Dec 06,2014 - Last updated at Dec 06,2014

The fluctuation in the price of oil in the last few weeks was not due strictly to economic principles, including supply and demand.

There must have been other reasons for the quite steep drop in the price of oil. 

When oil prices change in a dramatic way, obviously currency rates, gold prices and a host of other financial and economic indicators change as well.

The “conflict” between Washington and its other Western allies and Moscow has taken an economic and financial form since economic sanctions were applied against Russia after the Crimean crisis last year and the continuing confrontation in eastern Ukraine.

Russia’s economy is heavily dependent on oil; when oil prices drop steeply and fast, its economy follows suit.

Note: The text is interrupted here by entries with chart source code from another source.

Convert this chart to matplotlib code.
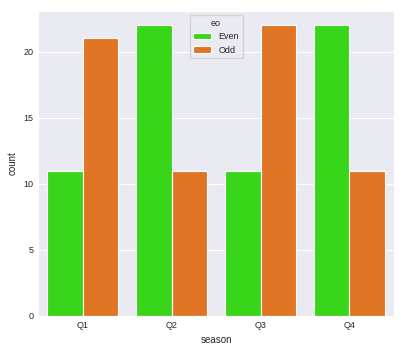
import matplotlib
matplotlib.use("Agg")
import matplotlib.pyplot as plt
import numpy as np
import seaborn as sns

sns.set_style("darkgrid")
plt.rcParams['font.family'] = ['Liberation Sans', 'DejaVu Sans']

seasons = ["Q1", "Q2", "Q3", "Q4"]
even_counts = [11, 22, 11, 22]
odd_counts = [21, 11, 22, 11]
labels = ["Even", "Odd"]
colors = ["#39d51a", "#e07625"]

fig, ax = plt.subplots(figsize=(4.02, 3.53), dpi=100)
fig.subplots_adjust(left=0.095, right=0.98, top=0.97, bottom=0.105)

x = np.arange(len(seasons))
width = 0.4
ax.bar(x - width/2, even_counts, width, color=colors[0], label=labels[0], edgecolor="white", linewidth=0.8)
ax.bar(x + width/2, odd_counts, width, color=colors[1], label=labels[1], edgecolor="white", linewidth=0.8)

ax.set_xticks(x)
ax.set_xticklabels(seasons)
ax.set_xlim(-0.5, 3.5)
ax.set_ylim(0, 23.1)
ax.grid(False, axis="x")
ax.set_xlabel("season", fontsize=7)
ax.set_ylabel("count", fontsize=7)
ax.tick_params(labelsize=6.5, length=0)
ax.legend(title="eo", loc="upper center", fontsize=6.5, title_fontsize=6.5)

fig.savefig("out.png", dpi=100)
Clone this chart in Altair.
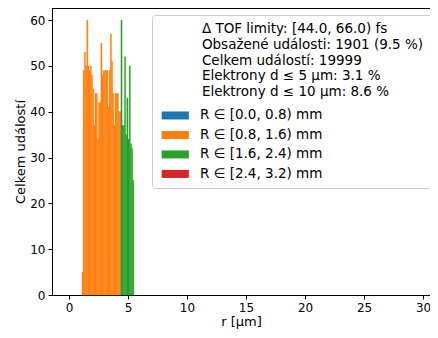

This suggests, or rather reinforces the hypothesis, that lowering the price of oil is deliberate and dictated more by political consideration than by the play of supply and demand.

It has been reported that Russian President Vladimir Putin reacted to this Western threat by ordering the dumping of the US currency, in a desperate bid to weaken it and eventually undermine the US economy.

Oil-producing countries are caught between this two superpowers’ “war”.

Iran and Venezuela, for example, have fought hard to halt the dramatic drop in the price of oil by calling on OPEC, the oil producing cartel, to reduce oil production. 

This bid was rejected when OPEC nations met at the end of last month.

The only explanation for the fact that the majority of oil-producing countries opted to keep their oil production high, and therefore the prices of oil down, despite the obvious fact that it hurts them financially and economically, is politics.

The OPEC countries that rejected the call to scale down oil production have obviously sided with the US in its confronting with Russia. 

Russia is now predicting a recession in 2015. This could lead to the continuation of the economic war between Washington and Moscow, with, as a result, an economic slowdown not only in Russia, but also beyond.

Still, an economic war is preferable to one waged with bullets and bombs.